The picture really does not do justice to the energy and effort that went into making this dish from Prue Leith's 'Step-by-Step Cookery' book. My copy is inscribed by my parents dated Christmas 1993, so I've had it for coming up to 27 years. I've made a fair few of the recipes over time, and its techniques section remains a constant reference point for me, from cooking times to boning and preparing fish and meats.
Watching series 11 of the Great British Bake Off, I was prompted to flick through some of Prue's recipes again and I settled on this one.
While I've tried my hand at shortcrust pastries, suet pastry and choux, before today I'd yet to make a puff pastry. I decided to give the chiller cabinet at the supermarket a miss and have a shot at making my own pastry for our salmon en croute.
No quick and easy alternatives in the way of rough puff either. I was going the whole hog.
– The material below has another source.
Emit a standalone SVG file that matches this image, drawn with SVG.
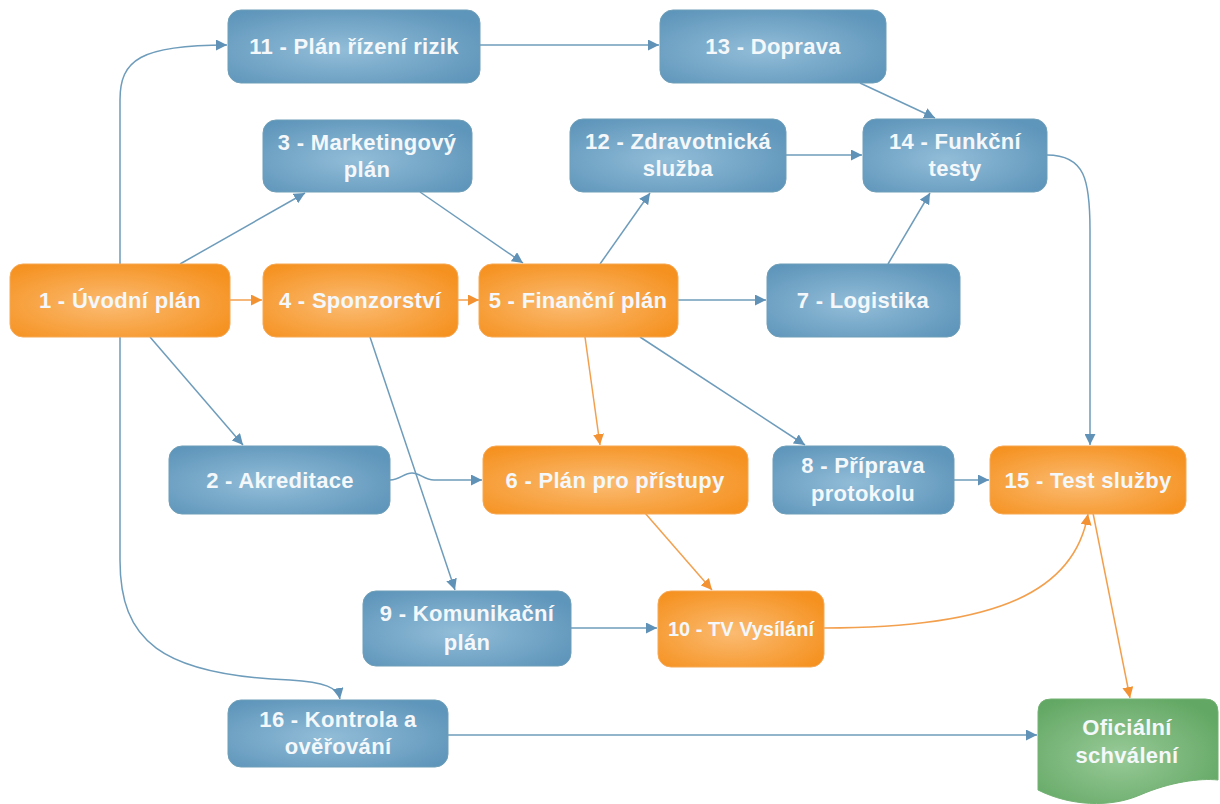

Given puff pastry's billing as the most tricky pastry to tackle (Prue alludes to its potential to be tear inducing), I gave myself plenty of time, worked methodically and was consequently happy with the results.
It took me longer than Prue's suggested 1 hour + chilling time to make this evening's meal (and my pastry making exceeded the additional 50 mins + chilling time), in fact I was probably in the kitchen for about 5 hours (including all the cleaning up), but the satisfaction of having made the pastry along with decorating my fish shaped dish with pastry scales was reward enough. Fortunately it tasted good too.